Level Up Your Kafka Skills in Just 5 Days | Join Season of Streaming On-Demand
For many organizations, Apache Kafka® is the backbone and source of truth for data systems across the enterprise. Protecting your event streaming platform is critical for data security and often required by governing bodies. This blog post reviews five security categories and the essential features of Kafka and Confluent Platform that enable you to secure your event streaming platform.
Authentication verifies the identity of users and applications connecting to Kafka and Confluent Platform. There are three main areas of focus related to authentication: Kafka brokers or Confluent Servers, Apache ZooKeeper™ servers, and HTTP-based services. HTTP services include Kafka Connect workers, ksqlDB servers, Confluent REST Proxy, Schema Registry, and Control Center. Authenticating all connections to these services is foundational to a secure platform.
Kafka brokers and Confluent Servers authenticate connections from clients and other brokers using Simple Authentication and Security Layer (SASL) or mutual TLS (mTLS).
SASL is a framework for authentication and provides a variety of authentication mechanisms. The SASL mechanisms currently supported include PLAIN, SCRAM, GSSAPI (Kerberos), and OAUTHBEARER (Note: Users of OAUTHBEARER must provide the code to acquire and verify credentials). Kafka brokers can enable multiple mechanisms simultaneously, and clients can choose which to utilize for authentication. A Kafka listener is, roughly, the IP, port, and security protocol on which a broker accepts connections. SASL configuration is slightly different for each mechanism, but generally the list of desired mechanisms are enabled and broker listeners are configured. The following is an excerpt of a GSSAPI configuration:
sasl.enabled.mechanisms=GSSAPI sasl.mechanism.inter.broker.protocol=GSSAPI listeners=SASL_SSL://kafka1:9093 advertised.listeners=SASL_SSL://localhost:9093
See the SASL documentation for full details.

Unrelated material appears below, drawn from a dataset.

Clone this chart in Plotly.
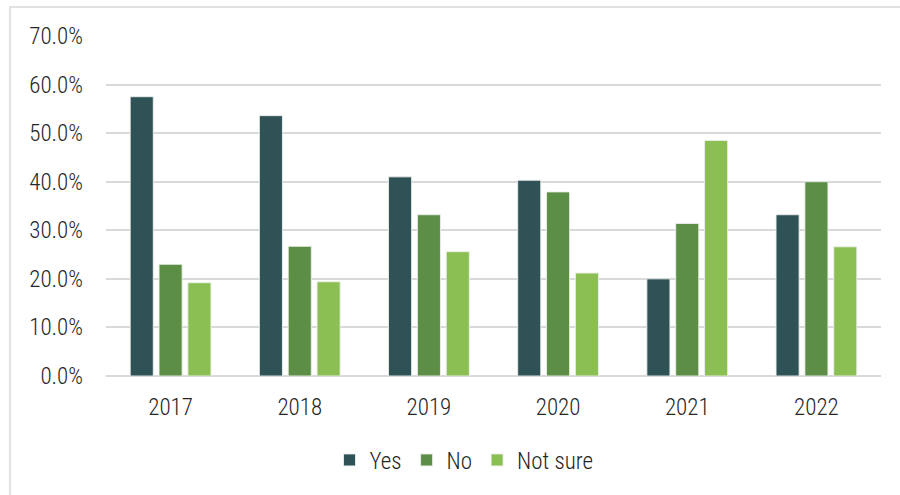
import plotly.graph_objects as go

years = ["2017", "2018", "2019", "2020", "2021", "2022"]
yes_vals = [57.5, 53.6, 41.0, 40.3, 20.0, 33.2]
no_vals = [23.0, 26.7, 33.2, 37.9, 31.4, 40.0]
not_sure_vals = [19.2, 19.4, 25.6, 21.2, 48.5, 26.6]

series = [
    ("Yes", yes_vals, "#2F5257"),
    ("No", no_vals, "#5D8E46"),
    ("Not sure", not_sure_vals, "#8BBF53"),
]

FONT = "Roboto Condensed, Liberation Sans Narrow, DejaVu Sans Condensed, sans-serif"
FS = 23
W, H = 900, 495
ML, MR, MT, MB = 106, 19, 36, 119
PW, PH = W - ML - MR, H - MT - MB

fig = go.Figure()
for name, vals, color in series:
    fig.add_trace(go.Bar(
        x=years, y=vals, name=name,
        marker=dict(color=color, line=dict(color="rgba(235,240,235,0.9)", width=1)),
        hovertemplate="%{x}: %{y:.1f}%<extra>" + name + "</extra>",
    ))

# outer chart frame
fx0 = (10 - ML) / PW
fy1 = 1 + (MT - 7) / PH
fig.add_shape(type="rect", xref="paper", yref="paper",
              x0=fx0, x1=1.2, y0=-1.0, y1=fy1,
              line=dict(color="#d9d9d9", width=1.5), layer="below")

text_font = dict(family=FONT, size=FS, color="#262626", weight=300)

fig.update_layout(
    width=W, height=H,
    margin=dict(l=ML, r=MR, t=MT, b=MB),
    paper_bgcolor="white", plot_bgcolor="white",
    barmode="group", bargap=0.33, bargroupgap=0.2,
    font=text_font,
    showlegend=True,
    legend=dict(orientation="h", x=(464 - ML) / PW, xanchor="center",
                y=(376 - 460) / PH, yanchor="middle",
                font=text_font, itemwidth=30, traceorder="normal"),
    xaxis=dict(showgrid=False, showline=False, ticks="",
               ticklabelstandoff=15, tickfont=text_font),
    yaxis=dict(range=[0, 70], dtick=10, tickformat=".1f", ticksuffix="%",
               showgrid=True, gridcolor="#d9d9d9", gridwidth=1.5,
               zeroline=True, zerolinecolor="#d9d9d9", zerolinewidth=2,
               showline=False, ticks="", ticklabelstandoff=22,
               tickfont=text_font),
)

fig.write_html("out.html")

When utilizing mTLS for authentication, SSL/TLS certificates provide basic trust relationships between services and clients. However mTLS can’t be used in association with any SASL mechanisms. Once SASL is enabled for a given listener, the SSL/TLS client authentication will be disabled.
Of the supported authentication methods, mTLS, SASL SCRAM, and SASL GSSAPI are the current suggested authentication methods to use with Kafka brokers. With Confluent Server, you can also use the PLAIN mechanism when paired with the Confluent-provided LDAP callbacks and SSL/TLS. These methods are suggested as they lend themselves to better security practices for an enterprise production environment. It’s also highly recommended to always incorporate SSL/TLS to protect authentication credentials on the network. The Encryption section below will further expand on protecting data in transit.
Kafka utilizes ZooKeeper for a variety of critical cluster management tasks. Preventing unauthorized modifications in ZooKeeper is paramount to maintaining a stable and secure Kafka cluster. The Kafka 2.5 release began shipping with ZooKeeper versions that support mTLS authentication. You can enable ZooKeeper authentication with or without SASL authentication. Prior to the 2.5 release, only the DIGEST-MD5 and GSSAPI SASL mechanisms were supported.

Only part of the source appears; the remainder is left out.